Semialgebraic sets containing irrational power functions

Question

Let $\alpha$ be an irrational number, and consider the set $A=\{(x,x^\alpha),x\ge 0\}\subseteq \mathbb{R}^2$, which is the graph of the function $f(x)=x^\alpha$.

I'm trying to prove/disprove the following:

Let $B$ be a semialgebraic set such that $A\subseteq B$, then there exists $\epsilon>0$ such that $\{(x,x^{\alpha\pm \epsilon}):x\ge 0\}\subseteq B$.

This claim seems obviously true to me, but I don't know it to be true for sure.
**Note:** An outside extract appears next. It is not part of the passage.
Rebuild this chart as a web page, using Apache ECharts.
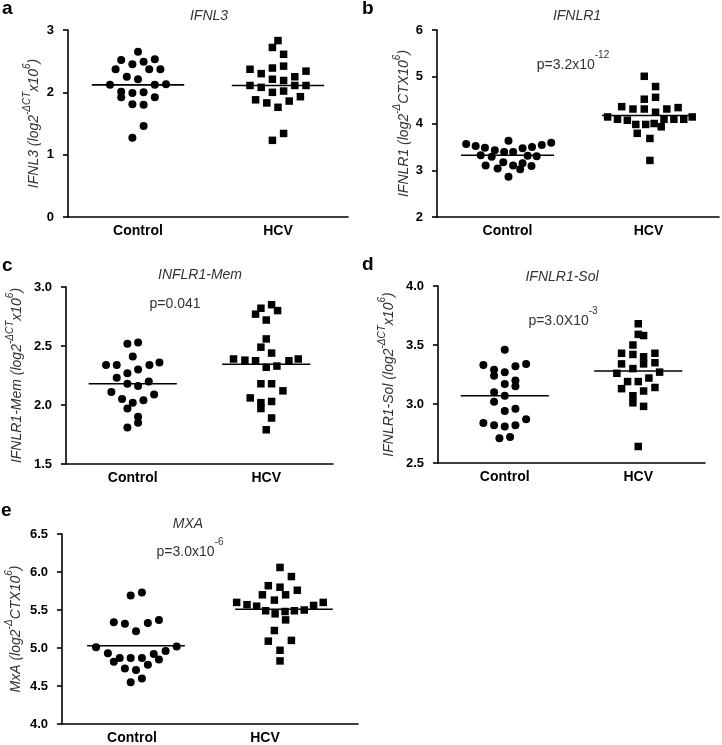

I'd be happy for any proof/counterexample/direction.

EDIT: As shown in the answer below, the claim is false if we take e.g. $\alpha=\log_2 3$ and the set $B=\{(2,3)\}\cup \{(x,y): x\neq 2\}$.

However, what I intend is for $B$ to be "close" to $A$. As suggested below, a rephrase would be:

Let $B$ be a semialgebraic set such that $A\subseteq B$, and for every $u\in A$ there is an open neighborhood of $u$ in $B$, then there exists $\epsilon>0$ such that $\{(x,x^{\alpha\pm \epsilon}):x\ge 0\}\subseteq B$.

Answer 1

The answer to this question is negative:

Jut take $\alpha$ such that $2^\alpha=3$. Taking into account that $2^n\ne 3^m$ for any natural numbers $n,m$, we can prove that the number $\alpha=\log_23$ is irrational.

Now observe that the set $A=\{(x,x^\alpha):x\ge 0\}$ is contained in the closed semialgebraic set $B=\{(x,y)\in\mathbb R^2:x\le 2,\; y\le 3\}\cup\{(x,y)\in\mathbb R^2:x\ge 2,\;y\ge 3\}$.

On the other hand, for any $\varepsilon\ne0$ the number $2^{\alpha+\varepsilon}\ne 3$, so $\{(x,x^{\alpha+\varepsilon}):x\ge 0\}\not\subset B$.